Omodele Adigun
“It is doubtful, honestly speaking, whether the Finance Act can fulfil its objectives. In terms of raising revenues for the government, there are so many giveaways. If the objective is to raise revenue, you should be focussed on plugging the loopholes. But you see so many giveaways that undermine the objective of revenue generation.”
This was the verdict of Professor Abiola Sanni , a Law lecturer at the University of Lagos, last Wednesday , while dissecting the Finance Act 2019 in his presentation at a public symposium entitled “Discourse from the Ivory Tower”, organised by the Department of Commercial & Industrial Law of the university.
According to Sanni, while quoting different sections of the Act, particularly its objective of raising revenues for the government by various fiscal measures, the nation “needs to do more.”
Talking about income tax on foreign digital service providers , he explained that the Finance Act stipulated that ‘income of foreign IT and telecommunication companies will be liable to tax in Nigeria, provided the company has Significant Economic Presence (SEP) in Nigeria which the minister will define.’
“This may have created unintended problem. Rather than help or advance revenue objective or drive, it may inhibit revenue drive if one, we adopt OECD definition of SEP; two, where the regulation by the minister is delayed because, right now, section 9 (1) says income that accrues to or derived from , brought into or received from Nigeria is liable to tax. But, if the foreign IT or telecom, has no Significant Economic Presence, the income is going to escape.”

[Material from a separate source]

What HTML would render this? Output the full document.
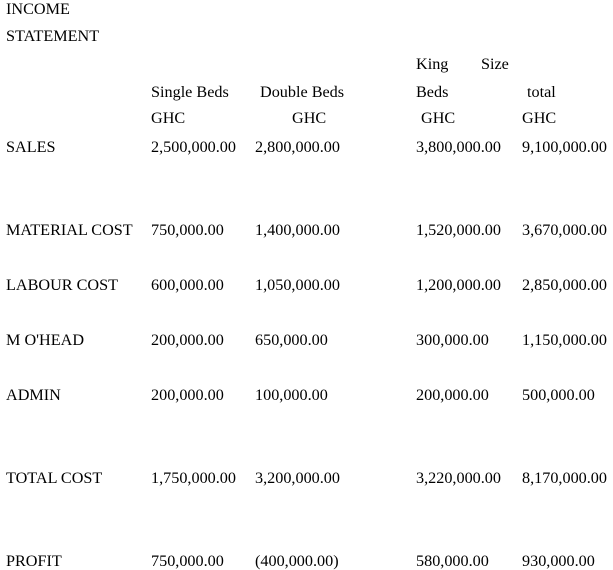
<!DOCTYPE html>
<html><head><meta charset="utf-8"><style>
html,body{margin:0;padding:0;background:#fff;}
body{width:613px;height:569px;position:relative;overflow:hidden;font-family:"Liberation Serif","Times New Roman",serif;font-size:16.2px;color:#000;}
div{position:absolute;white-space:nowrap;line-height:18px;}
</style></head><body>
<div style="left:6px;top:0px">INCOME</div>
<div style="left:6px;top:27px">STATEMENT</div>
<div style="left:416px;top:55px">King</div>
<div style="left:481px;top:55px">Size</div>
<div style="left:151px;top:83px">Single Beds</div>
<div style="left:260px;top:83px">Double Beds</div>
<div style="left:416px;top:83px">Beds</div>
<div style="left:527px;top:83px">total</div>
<div style="left:151px;top:109px">GHC</div>
<div style="left:292px;top:109px">GHC</div>
<div style="left:421px;top:109px">GHC</div>
<div style="left:522px;top:109px">GHC</div>

<div style="left:6px;top:138px">SALES</div>
<div style="left:151px;top:138px">2,500,000.00</div>
<div style="left:255px;top:138px">2,800,000.00</div>
<div style="left:416px;top:138px">3,800,000.00</div>
<div style="left:522px;top:138px">9,100,000.00</div>

<div style="left:6px;top:221px">MATERIAL COST</div>
<div style="left:151px;top:221px">750,000.00</div>
<div style="left:255px;top:221px">1,400,000.00</div>
<div style="left:416px;top:221px">1,520,000.00</div>
<div style="left:522px;top:221px">3,670,000.00</div>

<div style="left:6px;top:276px">LABOUR COST</div>
<div style="left:151px;top:276px">600,000.00</div>
<div style="left:255px;top:276px">1,050,000.00</div>
<div style="left:416px;top:276px">1,200,000.00</div>
<div style="left:522px;top:276px">2,850,000.00</div>

<div style="left:6px;top:331px">M O'HEAD</div>
<div style="left:151px;top:331px">200,000.00</div>
<div style="left:255px;top:331px">650,000.00</div>
<div style="left:416px;top:331px">300,000.00</div>
<div style="left:522px;top:331px">1,150,000.00</div>

<div style="left:6px;top:386px">ADMIN</div>
<div style="left:151px;top:386px">200,000.00</div>
<div style="left:255px;top:386px">100,000.00</div>
<div style="left:416px;top:386px">200,000.00</div>
<div style="left:522px;top:386px">500,000.00</div>

<div style="left:6px;top:469px">TOTAL COST</div>
<div style="left:151px;top:469px">1,750,000.00</div>
<div style="left:255px;top:469px">3,200,000.00</div>
<div style="left:416px;top:469px">3,220,000.00</div>
<div style="left:522px;top:469px">8,170,000.00</div>

<div style="left:6px;top:552px">PROFIT</div>
<div style="left:151px;top:552px">750,000.00</div>
<div style="left:255px;top:552px">(400,000.00)</div>
<div style="left:416px;top:552px">580,000.00</div>
<div style="left:522px;top:552px">930,000.00</div>
</body></html>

Speaking on the same issue, Mr Taiwo Oyedele of PwC said: “If you go on your mobile phone and run an advert on Instagram, that money does not stay in Nigeria. The money goes to who owns Instagram; Facebook. Now we are saying that if Facebook has significant economic presence in Nigeria, it has to pay tax in Nigeria.
“What is significant economic presence? We don’t know yet. That definition hasn’t been done yet(in Nigeria). The Organisation for Economic Cooperation and Development(OECD) says it include things like the number of customers, the amount of revenue, the number of contracts you have with customers; do you have presence in local dialects? Google has Google Hausa and Yoruba for example. So Google already has created a permanent significant economic presence in Nigeria.
“The Finance Act says the Finance Minister may define the significant economic presence.The lawyer would say that ‘may’ does not mean that it is compulsory. You may or may not define. If the minister refuses to define it, I can suspect what the FIRS would do.”
Oyedele, however, lamented that the domestic revenue mobilisation is low resulting in a Tax to GDP ratio of about 6 per cent, compared to about 17 per cent in other African countries. His words: “Nigeria’s Tax to GDP is very low at 6.1 per cent in 2018.I am still calculating the one for 2019 because the NBS just released the GDP numbers for the fourth quarter of last year. Our tax to GDP ratio is likely to be six per cent or slightly less. Nigeria has significant budget deficit and our debt burden is unsustainable even though the debt itself is small, our revenue is even smaller. And so we cant service it .In 2018, the Federal Government spent 54 per cent of the revenue to service debt, which means we only had 46 per cent for any other things, which, of course, was not enough. So we haD to borrow even more. The Federal Government planned to generate N7 trillion in 2019, they ended up with N4.8 trillion.We planned to spend N8.9 trillion, we ended up with N9.4 trillion. Our budget deficit was meant to be N1.92 trillion. It came out as N4.6 trillion, more than twice. These just show that Nigeria has a major issue that we have to all address.
“At states’ level, this is even worse. For 2019, all the states in Nigeria said they were going to spend N9 trillion. That is their budget, but they could only raise N3.6 trillion, which means budget deficit at the state level is even worse than the deficit at the federal level. It was N5.3 trillion.
“In case you are not aware, the order of priority in which government would spend their money is, number one: debt obligation; number two: recurrent;we have to pay salaries before you think about infrastructure. So the money we make in Nigeria today, even if we eliminate corruption, is not enough to cover debt service and obligations plus recurrent. So what suffers every time is capital projects. And that is exactly what we need for our national development.”
However, another speaker, Dr Olumide Obayomi, wondered why the Finance Act does not make provision for the taxation of illegal income as being done in other African nations:
“We all know that there are some people who make money from illegal activities in Nigeria, like official bribery, kickbacks etc. In Botswana and South Africa, there are express provision for taxing illegal incomes or incomes made from illegal means. One would have thought that this is an avenue for the tax authorities to make provision for that. But we missed that opportunity”.
Sanni, however, reasoned that if the Act has enjoyed the benefit of public hearing, some of these errors would have been avoided.
The Dean of the Faculty, Professor Ayo Atsenuwa, said that the primary mandate of the ivory tower is to engage in discourse; to reflect, to interrogate what impacts new laws, new policies would have on the masses and think outside of the box. “And those who are bogged down and those behind the new challenges, suddenly along the line, would meet and identify what would work this. I have been assured that the rich discussion will serve our economy and socio-politicking on the long run”, she stated.